Dumoulin made the decision to step away from the sport just after Jumbo-Visma had announced that he would be given a leadership role at the Tour de France alongside Primož Roglič.

The Slovenian crashed badly on stage three of the Tour and was forced to quit before stage nine, apparently leaving Jumbo-Visma without a GC contender. But the young Danish rider Jonas Vingegaard stepped up and surprised the racing world by finishing second behind Tadej Pogačar.

Dumoulin’s pressing of the ‘pause’ button on his career came as something of a shock, as it came after two excellent years. He won the Giro D’Italia and the World Championship Time Trial, both individual and team, in 2017 and finished second in the Worlds, the Giro and the Tour the following year. He seemed to be on the verge of joining the elite of Grand Tour riders when the pandemic struck and disrupted the racing calendar. An excellent individual time trial (ITT) racer as well as climber, he has the necessary tools to become a champion. What was missing, suddenly, was the motivation.

Tom Dumoulin
Celebrating the win of the 2017 Giro d’Italia.

Making changes

Whatever Dumoulin did in the five months he was away from racing apparently reignited his passion for road racing. He returned to the sport in late June of 2021 for the Tour de Suisse, happy to work as a domestique for his teammates.

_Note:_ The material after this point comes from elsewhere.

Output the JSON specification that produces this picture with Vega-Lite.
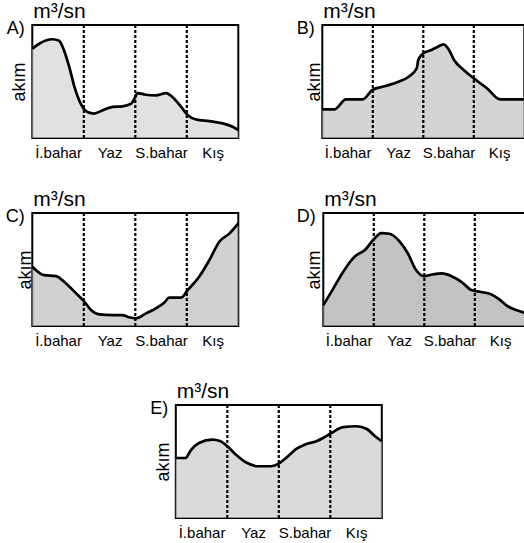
{
  "$schema": "https://vega.github.io/schema/vega-lite/v6.json",
  "background": "white",
  "padding": {"left": 4, "top": 0, "right": 0, "bottom": 2},
  "spacing": 31,
  "center": true,
  "datasets": {
    "curves": [
      {"panel": "A", "t": 0, "flow": 79}, {"panel": "A", "t": 0.14, "flow": 83.6}, {"panel": "A", "t": 0.39, "flow": 87.4}, {"panel": "A", "t": 0.52, "flow": 86}, {"panel": "A", "t": 0.62, "flow": 77}, {"panel": "A", "t": 0.72, "flow": 62.5}, {"panel": "A", "t": 0.82, "flow": 45}, {"panel": "A", "t": 0.94, "flow": 30.4}, {"panel": "A", "t": 1.07, "flow": 23}, {"panel": "A", "t": 1.2, "flow": 21.6}, {"panel": "A", "t": 1.37, "flow": 24.6}, {"panel": "A", "t": 1.56, "flow": 27.5}, {"panel": "A", "t": 1.75, "flow": 28}, {"panel": "A", "t": 1.92, "flow": 30.4}, {"panel": "A", "t": 2.0, "flow": 36.3}, {"panel": "A", "t": 2.04, "flow": 39.8}, {"panel": "A", "t": 2.2, "flow": 38.3}, {"panel": "A", "t": 2.4, "flow": 37.7}, {"panel": "A", "t": 2.6, "flow": 39.8}, {"panel": "A", "t": 2.72, "flow": 36.3}, {"panel": "A", "t": 2.89, "flow": 27.5}, {"panel": "A", "t": 3.02, "flow": 20.2}, {"panel": "A", "t": 3.18, "flow": 16.4}, {"panel": "A", "t": 3.44, "flow": 14.9}, {"panel": "A", "t": 3.7, "flow": 12.9}, {"panel": "A", "t": 3.89, "flow": 9.9}, {"panel": "A", "t": 4, "flow": 7},
      {"panel": "B", "t": 0, "flow": 25.4}, {"panel": "B", "t": 0.24, "flow": 25.4}, {"panel": "B", "t": 0.47, "flow": 34.2}, {"panel": "B", "t": 0.8, "flow": 34.2}, {"panel": "B", "t": 0.99, "flow": 42.5}, {"panel": "B", "t": 1.25, "flow": 46}, {"panel": "B", "t": 1.51, "flow": 49.8}, {"panel": "B", "t": 1.71, "flow": 54.2}, {"panel": "B", "t": 1.87, "flow": 61.7}, {"panel": "B", "t": 1.9, "flow": 69}, {"panel": "B", "t": 2.0, "flow": 75}, {"panel": "B", "t": 2.16, "flow": 77.9}, {"panel": "B", "t": 2.29, "flow": 80.8}, {"panel": "B", "t": 2.4, "flow": 82.9}, {"panel": "B", "t": 2.51, "flow": 77.9}, {"panel": "B", "t": 2.61, "flow": 69}, {"panel": "B", "t": 2.8, "flow": 60.2}, {"panel": "B", "t": 3.0, "flow": 52.8}, {"panel": "B", "t": 3.26, "flow": 44}, {"panel": "B", "t": 3.52, "flow": 34.2}, {"panel": "B", "t": 3.94, "flow": 34.2}, {"panel": "B", "t": 4, "flow": 34.2},
      {"panel": "C", "t": 0, "flow": 52.5}, {"panel": "C", "t": 0.23, "flow": 45}, {"panel": "C", "t": 0.46, "flow": 44.2}, {"panel": "C", "t": 0.65, "flow": 37.8}, {"panel": "C", "t": 0.85, "flow": 28.9}, {"panel": "C", "t": 1.01, "flow": 21.5}, {"panel": "C", "t": 1.14, "flow": 14.2}, {"panel": "C", "t": 1.3, "flow": 10.3}, {"panel": "C", "t": 1.56, "flow": 9.7}, {"panel": "C", "t": 1.75, "flow": 9.7}, {"panel": "C", "t": 1.88, "flow": 7.7}, {"panel": "C", "t": 2.01, "flow": 6.8}, {"panel": "C", "t": 2.21, "flow": 11.2}, {"panel": "C", "t": 2.4, "flow": 15.6}, {"panel": "C", "t": 2.56, "flow": 20.6}, {"panel": "C", "t": 2.66, "flow": 25.1}, {"panel": "C", "t": 2.89, "flow": 25.1}, {"panel": "C", "t": 3.02, "flow": 31.9}, {"panel": "C", "t": 3.24, "flow": 43.6}, {"panel": "C", "t": 3.44, "flow": 58.4}, {"panel": "C", "t": 3.63, "flow": 74.6}, {"panel": "C", "t": 3.83, "flow": 82}, {"panel": "C", "t": 4, "flow": 90.9},
      {"panel": "D", "t": 0, "flow": 18.4}, {"panel": "D", "t": 0.15, "flow": 29.5}, {"panel": "D", "t": 0.34, "flow": 44.1}, {"panel": "D", "t": 0.54, "flow": 57.3}, {"panel": "D", "t": 0.63, "flow": 61.7}, {"panel": "D", "t": 0.83, "flow": 67.5}, {"panel": "D", "t": 0.99, "flow": 76.3}, {"panel": "D", "t": 1.15, "flow": 82.2}, {"panel": "D", "t": 1.31, "flow": 81.6}, {"panel": "D", "t": 1.51, "flow": 74.8}, {"panel": "D", "t": 1.67, "flow": 64.6}, {"panel": "D", "t": 1.83, "flow": 50}, {"panel": "D", "t": 1.99, "flow": 44.1}, {"panel": "D", "t": 2.16, "flow": 45.6}, {"panel": "D", "t": 2.35, "flow": 46.5}, {"panel": "D", "t": 2.54, "flow": 44.1}, {"panel": "D", "t": 2.74, "flow": 38.9}, {"panel": "D", "t": 2.93, "flow": 31.8}, {"panel": "D", "t": 3.12, "flow": 30.1}, {"panel": "D", "t": 3.32, "flow": 28.1}, {"panel": "D", "t": 3.48, "flow": 23.7}, {"panel": "D", "t": 3.64, "flow": 17.8}, {"panel": "D", "t": 3.83, "flow": 14}, {"panel": "D", "t": 3.93, "flow": 12.5}, {"panel": "D", "t": 4, "flow": 11.5},
      {"panel": "E", "t": 0, "flow": 53.1}, {"panel": "E", "t": 0.19, "flow": 53.1}, {"panel": "E", "t": 0.29, "flow": 59.9}, {"panel": "E", "t": 0.45, "flow": 66.4}, {"panel": "E", "t": 0.71, "flow": 69.3}, {"panel": "E", "t": 0.87, "flow": 67.9}, {"panel": "E", "t": 1.0, "flow": 63.5}, {"panel": "E", "t": 1.17, "flow": 56}, {"panel": "E", "t": 1.36, "flow": 49.3}, {"panel": "E", "t": 1.59, "flow": 45.8}, {"panel": "E", "t": 1.85, "flow": 45.8}, {"panel": "E", "t": 2.0, "flow": 48.1}, {"panel": "E", "t": 2.14, "flow": 53.1}, {"panel": "E", "t": 2.34, "flow": 61.1}, {"panel": "E", "t": 2.5, "flow": 64.9}, {"panel": "E", "t": 2.73, "flow": 67.9}, {"panel": "E", "t": 2.86, "flow": 70.8}, {"panel": "E", "t": 3.02, "flow": 75.2}, {"panel": "E", "t": 3.25, "flow": 80.5}, {"panel": "E", "t": 3.51, "flow": 81.2}, {"panel": "E", "t": 3.71, "flow": 78.8}, {"panel": "E", "t": 3.87, "flow": 72.3}, {"panel": "E", "t": 4.0, "flow": 67.9}
    ],
    "dividers": [{"t": 1}, {"t": 2}, {"t": 3}]
  },
  "vconcat": [
    {
      "spacing": 27,
      "vconcat": [
        {
          "hconcat": [
            {
              "width": 206, "height": 113, "title": "m³/sn",
              "encoding": {
                "x": {"field": "t", "type": "quantitative", "scale": {"domain": [0, 4], "nice": false}, "axis": {"title": "A)", "values": [0.5, 1.5, 2.5, 3.5]}}
              },
              "layer": [
                {"data": {"name": "curves"}, "transform": [{"filter": "datum.panel == 'A'"}],
                 "mark": {"type": "area", "interpolate": "monotone", "fill": "#d4d4d4", "line": {"color": "black", "strokeWidth": 2.7}},
                 "encoding": {"y": {"field": "flow", "type": "quantitative", "scale": {"domain": [0, 100], "nice": false}, "axis": {"title": "akım", "titlePadding": 8}}}},
                {"data": {"name": "dividers"}, "mark": {"type": "rule", "strokeDash": [3, 2], "strokeWidth": 2.2, "color": "black"}, "encoding": {}}
              ]
            },
            {
              "width": 202, "height": 113, "title": "m³/sn",
              "encoding": {
                "x": {"field": "t", "type": "quantitative", "scale": {"domain": [0, 4], "nice": false}, "axis": {"title": "B)", "values": [0.5, 1.5, 2.5, 3.5]}}
              },
              "layer": [
                {"data": {"name": "curves"}, "transform": [{"filter": "datum.panel == 'B'"}],
                 "mark": {"type": "area", "interpolate": "monotone", "fill": "#c2c2c2", "line": {"color": "black", "strokeWidth": 2.7}},
                 "encoding": {"y": {"field": "flow", "type": "quantitative", "scale": {"domain": [0, 100], "nice": false}, "axis": {"title": "akım", "titlePadding": 3}}}},
                {"data": {"name": "dividers"}, "mark": {"type": "rule", "strokeDash": [3, 2], "strokeWidth": 2.2, "color": "black"}, "encoding": {}}
              ]
            }
          ],
          "spacing": 50
        },
        {
          "hconcat": [
            {
              "width": 206, "height": 113, "title": "m³/sn",
              "encoding": {
                "x": {"field": "t", "type": "quantitative", "scale": {"domain": [0, 4], "nice": false}, "axis": {"title": "C)", "values": [0.5, 1.5, 2.5, 3.5]}}
              },
              "layer": [
                {"data": {"name": "curves"}, "transform": [{"filter": "datum.panel == 'C'"}],
                 "mark": {"type": "area", "interpolate": "monotone", "fill": "#bdbdbd", "line": {"color": "black", "strokeWidth": 2.7}},
                 "encoding": {"y": {"field": "flow", "type": "quantitative", "scale": {"domain": [0, 100], "nice": false}, "axis": {"title": "akım", "titlePadding": 2}}}},
                {"data": {"name": "dividers"}, "mark": {"type": "rule", "strokeDash": [3, 2], "strokeWidth": 2.2, "color": "black"}, "encoding": {}}
              ]
            },
            {
              "width": 202, "height": 113, "title": "m³/sn",
              "encoding": {
                "x": {"field": "t", "type": "quantitative", "scale": {"domain": [0, 4], "nice": false}, "axis": {"title": "D)", "values": [0.5, 1.5, 2.5, 3.5]}}
              },
              "layer": [
                {"data": {"name": "curves"}, "transform": [{"filter": "datum.panel == 'D'"}],
                 "mark": {"type": "area", "interpolate": "monotone", "fill": "#a9a9a9", "line": {"color": "black", "strokeWidth": 2.7}},
                 "encoding": {"y": {"field": "flow", "type": "quantitative", "scale": {"domain": [0, 100], "nice": false}, "axis": {"title": "akım", "titlePadding": 4}}}},
                {"data": {"name": "dividers"}, "mark": {"type": "rule", "strokeDash": [3, 2], "strokeWidth": 2.2, "color": "black"}, "encoding": {}}
              ]
            }
          ],
          "spacing": 50
        }
      ]
    },
    {
      "width": 206, "height": 113, "title": "m³/sn",
      "encoding": {
        "x": {"field": "t", "type": "quantitative", "scale": {"domain": [0, 4], "nice": false}, "axis": {"title": "E)", "values": [0.5, 1.5, 2.5, 3.5]}}
      },
      "layer": [
        {"data": {"name": "curves"}, "transform": [{"filter": "datum.panel == 'E'"}],
         "mark": {"type": "area", "interpolate": "monotone", "fill": "#cbcbcb", "line": {"color": "black", "strokeWidth": 2.7}},
         "encoding": {"y": {"field": "flow", "type": "quantitative", "scale": {"domain": [0, 100], "nice": false}, "axis": {"title": "akım", "titlePadding": 7}}}},
        {"data": {"name": "dividers"}, "mark": {"type": "rule", "strokeDash": [3, 2], "strokeWidth": 2.2, "color": "black"}, "encoding": {}}
      ]
    }
  ],
  "config": {
    "font": "Liberation Sans",
    "view": {"stroke": "black", "strokeWidth": 2},
    "axis": {"grid": false, "ticks": false, "tickSize": 0, "domain": false, "labelColor": "black", "titleColor": "black", "titleFontWeight": "normal", "titleFont": "Liberation Sans", "labelFont": "Liberation Sans"},
    "axisX": {"labelExpr": "['İ.bahar', 'Yaz', 'S.bahar', 'Kış'][floor(datum.value)]", "labelFontSize": 15, "labelBaseline": "alphabetic", "labelPadding": 19, "labelFlush": false, "labelOverlap": false, "titleX": -8, "titleY": -105, "titleAlign": "right", "titleBaseline": "alphabetic", "titleFontSize": 18},
    "axisY": {"labels": false, "titleFontSize": 18, "titleBaseline": "alphabetic"},
    "title": {"anchor": "start", "frame": "group", "offset": -3, "baseline": "alphabetic", "fontSize": 21, "fontWeight": "normal", "font": "Liberation Sans", "color": "black", "dx": 1}
  }
}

“The problem of the last three years was that I lost the pleasure in my job and the race,” Dumoulin told the Belgian newspaper Het Nieuwsblad before the Tour de Suisse.

“I had forgotten what I liked and didn’t like. Now I know that again. That period without racing was very instructive for me. I know again what kind of rider Tom Dumoulin is.”

He then won his national ITT for the fourth time and finished second in the Tokyo Olympics ITT, behind Roglič. He was training for the Road World Championships when he got into an accident and broke his wrist, putting an end to a truly topsy-turvy season.

“That’s a big deception, because I just got really good at [racing] again,” he said in a team statement at the time. “I had a lot of confidence that I could ride a very strong month.”

Though the year ended badly for Dumoulin, his decision and what came of it has been a revelation in a year that has seen other elite athletes, such as Japanese tennis player Naomi Osaka and American gymnast Simone Biles pause their athletic schedules due to the pressure they felt.

The right network

It was important for Dumoulin (and for Biles) that he had a supportive team that went out of its way to accommodate and support him.

“He has been rock bottom and the most important thing is that he doesn’t get to that again,” Jumbo-Visma directeur sportif Merijn Zeeman told Cyclingnews.

“We adapt as a team to his ambitions and there are multiple options. We can go in any direction but the only thing is that he’s happy in what he’s doing, and then he can go and get results. The most important thing is that he combines happiness with being an athlete.”

Probably the biggest lesson for all, including Dumoulin, is that sometimes you have to stop doing what you are doing to understand how much (or how little) it means to you.